All pairs within each set are distinct (in particular, if there is a pair $(1,2)$, there will be no pair $(2,1)$ within the same set), and no pair contains the same number twice.

It is guaranteed that the two sets do not contradict the statements, in other words, there is pair from the first set and a pair from the second set that share exactly one number.

Output

If you can deduce the shared number with certainty, print that number.

If you can with certainty deduce that both participants know the shared number, but you do not know it, print $0$.

Otherwise print $-1$.

Examples
Input
2 2
1 2 3 4
1 5 3 4
Output
1
Input
2 2
1 2 3 4
1 5 6 4
Output
0
Input
2 3
1 2 4 5
1 2 1 3 2 3
Output
-1
Note

In the first example the first participant communicated pairs $(1,2)$ and $(3,4)$, and the second communicated $(1,5)$, $(3,4)$. Since we know that the actual pairs they received share exactly one number, it can't be that they both have $(3,4)$. Thus, the first participant has $(1,2)$ and the second has $(1,5)$, and at this point you already know the shared number is $1$.

In the second example either the first participant has $(1,2)$ and the second has $(1,5)$, or the first has $(3,4)$ and the second has $(6,4)$. In the first case both of them know the shared number is $1$, in the second case both of them know the shared number is $4$. You don't have enough information to tell $1$ and $4$ apart.
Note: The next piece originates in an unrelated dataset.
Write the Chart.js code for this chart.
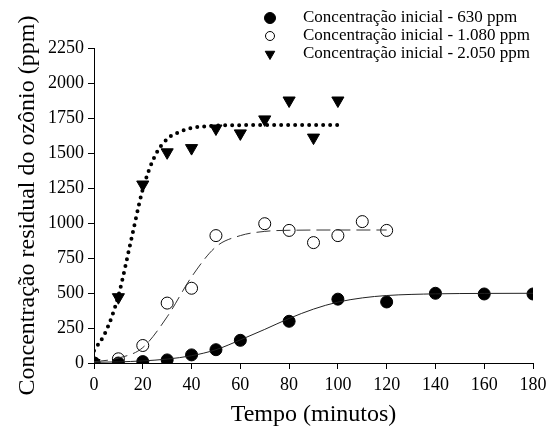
<!DOCTYPE html>
<html>
<head>
<meta charset="utf-8">
<script src="https://cdn.jsdelivr.net/npm/chart.js@4"></script>
<style>
  html, body { margin: 0; padding: 0; background: #fff; }
  #wrap { width: 547px; height: 433px; }
</style>
</head>
<body>
<div id="wrap"><canvas id="chart" width="547" height="433"></canvas></div>
<script>
// measured points
const time630 = [0, 10, 20, 30, 40, 50, 60, 80, 100, 120, 140, 160, 180];
const ozone630 = [0, 0, 10, 22, 58, 95, 162, 298, 456, 436, 498, 493, 493];
const time1080 = [0, 10, 20, 30, 40, 50, 70, 80, 90, 100, 110, 120];
const ozone1080 = [0, 30, 125, 428, 534, 910, 995, 947, 860, 910, 1010, 947];
const time2050 = [0, 10, 20, 30, 40, 50, 60, 70, 80, 90, 100];
const ozone2050 = [0, 470, 1275, 1505, 1535, 1675, 1640, 1740, 1875, 1610, 1875];

// fitted curves
const fitTime630 = [0, 10, 20, 30, 40, 50, 60, 70, 80, 90, 100, 110, 120, 140, 160, 180];
const fit630 = [5, 8, 15, 28, 52, 95, 165, 240, 318, 385, 435, 465, 482, 494, 497, 498];
const fitTime1080 = [0, 10, 20, 30, 40, 50, 60, 70, 80, 100, 120];
const fit1080 = [8, 35, 110, 330, 615, 830, 910, 940, 948, 950, 950];
const fitTime2050 = [0, 5, 10, 15, 20, 25, 30, 35, 40, 50, 60, 80, 100];
const fit2050 = [88, 230, 480, 860, 1240, 1480, 1600, 1650, 1678, 1695, 1699, 1700, 1700];

const legendLabels = [
    'Concentração inicial - 630 ppm',
    'Concentração inicial - 1.080 ppm',
    'Concentração inicial - 2.050 ppm'
];

const xy = (xs, ys) => xs.map((x, i) => ({ x: x, y: ys[i] }));
const serif = '"Liberation Serif", "Times New Roman", serif';

const markerStyles = [
    { pointStyle: 'circle', pointRadius: 6, pointBackgroundColor: '#000', pointBorderColor: '#000', pointBorderWidth: 1, pointRotation: 0 },
    { pointStyle: 'circle', pointRadius: 6, pointBackgroundColor: '#fff', pointBorderColor: '#000', pointBorderWidth: 1, pointRotation: 0 },
    { pointStyle: 'triangle', pointRadius: 7, pointBackgroundColor: '#000', pointBorderColor: '#000', pointBorderWidth: 1, pointRotation: 180 }
];

// legend drawn over the plot, top right
const floatingLegend = {
    id: 'floatingLegend',
    afterDraw(chart) {
        const ctx = chart.ctx;
        ctx.save();
        ctx.font = '17px ' + serif;
        ctx.textBaseline = 'middle';
        ctx.textAlign = 'left';
        legendLabels.forEach((label, i) => {
            const y = 18 + i * 18;
            const m = markerStyles[i];
            ctx.fillStyle = m.pointBackgroundColor;
            ctx.strokeStyle = '#000';
            ctx.lineWidth = 1;
            Chart.helpers.drawPoint(ctx, {
                pointStyle: m.pointStyle,
                radius: i === 1 ? 4.5 : 5.5,
                rotation: m.pointRotation,
                borderWidth: 1
            }, 270, y);
            ctx.fillStyle = '#000';
            ctx.fillText(label, 303, y);
        });
        ctx.restore();
    }
};

new Chart(document.getElementById('chart').getContext('2d'), {
    type: 'scatter',
    data: {
        datasets: [
            {
                data: xy(fitTime2050, fit2050), showLine: true, pointRadius: 0,
                borderColor: '#000', borderWidth: 4, borderDash: [0, 7], borderCapStyle: 'round',
                cubicInterpolationMode: 'monotone', fill: false
            },
            {
                data: xy(fitTime1080, fit1080), showLine: true, pointRadius: 0,
                borderColor: '#333', borderWidth: 1, borderDash: [14, 6],
                cubicInterpolationMode: 'monotone', fill: false
            },
            {
                data: xy(fitTime630, fit630), showLine: true, pointRadius: 0,
                borderColor: '#222', borderWidth: 1,
                cubicInterpolationMode: 'monotone', fill: false
            },
            Object.assign({ data: xy(time630, ozone630), showLine: false }, markerStyles[0]),
            Object.assign({ data: xy(time1080, ozone1080), showLine: false }, markerStyles[1]),
            Object.assign({ data: xy(time2050, ozone2050), showLine: false }, markerStyles[2])
        ]
    },
    options: {
        responsive: false,
        animation: false,
        layout: { padding: { top: 48, right: 14, left: 9, bottom: 0 } },
        plugins: {
            legend: { display: false },
            tooltip: { enabled: false }
        },
        scales: {
            x: {
                type: 'linear', min: 0, max: 180,
                ticks: { stepSize: 20, color: '#000', font: { family: serif, size: 18 }, padding: 5 },
                grid: { drawOnChartArea: false, drawTicks: true, tickLength: 6, color: '#000' },
                border: { display: true, color: '#000', width: 1 },
                title: { display: true, text: 'Tempo (minutos)', color: '#000', font: { family: serif, size: 24 }, padding: { top: 4 } },
                afterFit(scale) { scale.height = 70; scale.paddingRight = 0; scale.paddingLeft = 0; }
            },
            y: {
                type: 'linear', min: 0, max: 2250,
                ticks: {
                    stepSize: 250, color: '#000', font: { family: serif, size: 18 }, padding: 4,
                    callback: (v) => String(v)
                },
                grid: { drawOnChartArea: false, drawTicks: true, tickLength: 6, color: '#000' },
                border: { display: true, color: '#000', width: 1 },
                title: { display: true, text: 'Concentração residual do ozônio (ppm)', color: '#000', font: { family: serif, size: 24 }, padding: { bottom: 2 } },
                afterFit(scale) { scale.width = 85; scale.paddingTop = 0; scale.paddingBottom = 0; }
            }
        }
    },
    plugins: [floatingLegend]
});
</script>
</body>
</html>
In the third case if the first participant was given $(1,2)$, they don't know what the shared number is, since from their perspective the second participant might have been given either $(1,3)$, in which case the shared number is $1$, or $(2,3)$, in which case the shared number is $2$. While the second participant does know the number with certainty, neither you nor the first participant do, so the output is $-1$.